The perennial topic of the foibles of legal academic publishing is back in the news, thanks to a recent “Sidebar” column in the New York Times by reporter Adam Liptak. Much of the article rehashes the standard complaints, going all the way back to Fred Rodell’s 1936 jeremiad against law reviews. The news hook is the publication of three recent articles — in law reviews, ironically — that demonstrate that (1) law reviews are biased in favor of home-school professors; (2) the Supreme Court is not citing them as much as it used to; and (3) almost no one, not even law professors, is happy with the current system.
Liptak’s article has unleashed a flurry of mostly critical responses. (See: Baude, Kerr, Leiter, Bodie, Chin, Wasserman, Solove, Magliocca, Pasquale.) I have just two points to add.
1. The Rumsfeldian Zen Acceptance of Law Reviews. One of the most common complaints about legal scholarship, from nearly all quarters, is that it is not peer-reviewed prior to publication. Several of the bloggers I link to above do a good job of arguing why peer review is not an unalloyed good and student-run editorial boards are not all bad. Some even seem to argue that, for legal scholarship at least, forgoing peer review might on balance be better. And I’m sure there are non-legal academics who believe that publishing in non-peer-reviewed law journals is on a par with publishing with a vanity press.
I find it difficult to get excited about either of those arguments. No one alive today is responsible for the current law review system, and I’m confident no one today asked to set up a system ex nihilo for publishing legal scholarship would pick law students to select the articles. But to paraphrase Donald Rumsfeld, you publish scholarship with the journals you have, not the journals you might want or wish to have at a later time. Launching a peer-reviewed competitor to the top general-interest law reviews would be an enormously difficult task. It would require launching a new journal that somehow possessed the cachet of the Harvard Law Review or Yale Law Journal — or perhaps would be even more prestigious, because this new journal would need to get authors to submit their articles to it exclusively, and not roll the dice of submitting to the top 20 simultaneously. It’s hard to imagine how a new journal would accomplish this. Perhaps a law journal personally edited by Supreme Court justices.
2. Law Reviews as Status Guardians. There are around 200 general-interest law reviews just in the United States alone, plus another 750 or so specialty journals. Everything can get published somewhere, even the doctrinal scholarship that apparently Chief Justice Roberts wants to see and Judge Dennis Jacobs actually cites. The only question is where.

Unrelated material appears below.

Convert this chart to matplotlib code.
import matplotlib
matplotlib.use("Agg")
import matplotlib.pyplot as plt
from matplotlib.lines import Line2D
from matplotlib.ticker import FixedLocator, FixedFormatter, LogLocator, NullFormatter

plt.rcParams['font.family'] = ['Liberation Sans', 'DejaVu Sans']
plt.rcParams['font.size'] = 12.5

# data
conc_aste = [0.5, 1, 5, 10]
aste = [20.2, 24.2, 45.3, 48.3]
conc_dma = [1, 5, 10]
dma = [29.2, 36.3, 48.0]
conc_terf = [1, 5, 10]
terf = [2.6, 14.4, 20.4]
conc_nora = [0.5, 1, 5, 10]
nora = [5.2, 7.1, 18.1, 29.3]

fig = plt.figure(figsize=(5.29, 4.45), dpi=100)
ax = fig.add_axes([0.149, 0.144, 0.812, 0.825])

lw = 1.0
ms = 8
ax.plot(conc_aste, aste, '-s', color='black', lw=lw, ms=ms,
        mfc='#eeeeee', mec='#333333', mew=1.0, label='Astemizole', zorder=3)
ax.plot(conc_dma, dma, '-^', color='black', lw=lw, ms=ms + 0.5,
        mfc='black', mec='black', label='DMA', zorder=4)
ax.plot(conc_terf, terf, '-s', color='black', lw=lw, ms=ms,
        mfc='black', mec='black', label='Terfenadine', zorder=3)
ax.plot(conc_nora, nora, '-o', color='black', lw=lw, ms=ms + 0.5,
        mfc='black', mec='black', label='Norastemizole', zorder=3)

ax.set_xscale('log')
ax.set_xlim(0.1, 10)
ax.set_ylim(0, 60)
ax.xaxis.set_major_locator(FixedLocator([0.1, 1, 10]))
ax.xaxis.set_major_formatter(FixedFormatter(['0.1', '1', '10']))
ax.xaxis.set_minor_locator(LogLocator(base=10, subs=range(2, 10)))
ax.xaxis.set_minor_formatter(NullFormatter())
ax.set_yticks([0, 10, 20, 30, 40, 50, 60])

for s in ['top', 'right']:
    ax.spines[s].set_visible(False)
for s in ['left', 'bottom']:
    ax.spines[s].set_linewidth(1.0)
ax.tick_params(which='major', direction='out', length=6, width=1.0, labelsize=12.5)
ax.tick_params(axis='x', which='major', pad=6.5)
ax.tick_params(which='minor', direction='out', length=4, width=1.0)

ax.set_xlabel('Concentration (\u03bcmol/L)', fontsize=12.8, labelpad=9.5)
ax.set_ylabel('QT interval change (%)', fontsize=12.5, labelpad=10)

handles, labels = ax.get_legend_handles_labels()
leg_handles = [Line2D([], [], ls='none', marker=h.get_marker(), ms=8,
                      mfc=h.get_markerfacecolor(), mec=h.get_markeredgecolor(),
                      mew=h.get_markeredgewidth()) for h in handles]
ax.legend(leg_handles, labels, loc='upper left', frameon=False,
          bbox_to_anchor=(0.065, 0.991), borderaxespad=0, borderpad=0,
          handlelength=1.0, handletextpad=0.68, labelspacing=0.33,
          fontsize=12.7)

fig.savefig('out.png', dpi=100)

I suspect a substantial amount of criticism is not about what law reviews do not publish; it’s about what the top law reviews do publish. That is, it’s about status. The top law reviews (however defined) dilute the prestige of X every time they publish something that is not-X, even if they continue to publish some X. Pointing out that plenty of articles address topics of current relevance to practitioners and judges thus misses the point of such criticism; the point is that law reviews shouldn’t be publishing anything that is not of current relevance to practitioners and judges. As Orin Kerr observes, the debate may really be about which audience law reviews should serve, rather than one about whether law reviews are serving their audience well.
I should clarify that although I don’t think the system is optimal, the law students who run the journals generally, I think, do a fantastic job. (Law reviews have well-known flaws, but most of those flaws are not ones that I think it is reasonable to expect law students to be able to fix. Also, the baseline level of complaint about publishing in other fields is well north of zero.) In addition, nothing above is meant to indicate agreement with the criticism of legal scholarship as generally “useless.” Rather, I think the real issue being debated is “useless to whom?”
I find law review articles a fantastic resource for learning new areas of the law. However, as for reading for fun, they are usually too long and not that interesting. That said, I see nothing wrong with the current process. Who cares if the US S.Ct. does not cite them as much?
Is it really necessary that everything published in law reviews be of “current relevance to practitioners and judges”? With so much being published in so many reviews, couldn’t some of the articles be directed primarily toward students, businessmen, government officials, academics, or even just armchair intellectuals?
It seems to me that there really is just one law review these days–the law review database of Lexis and Westlaw. No matter where an article is published, if it makes it into the database, those who are interested in it will eventually find it.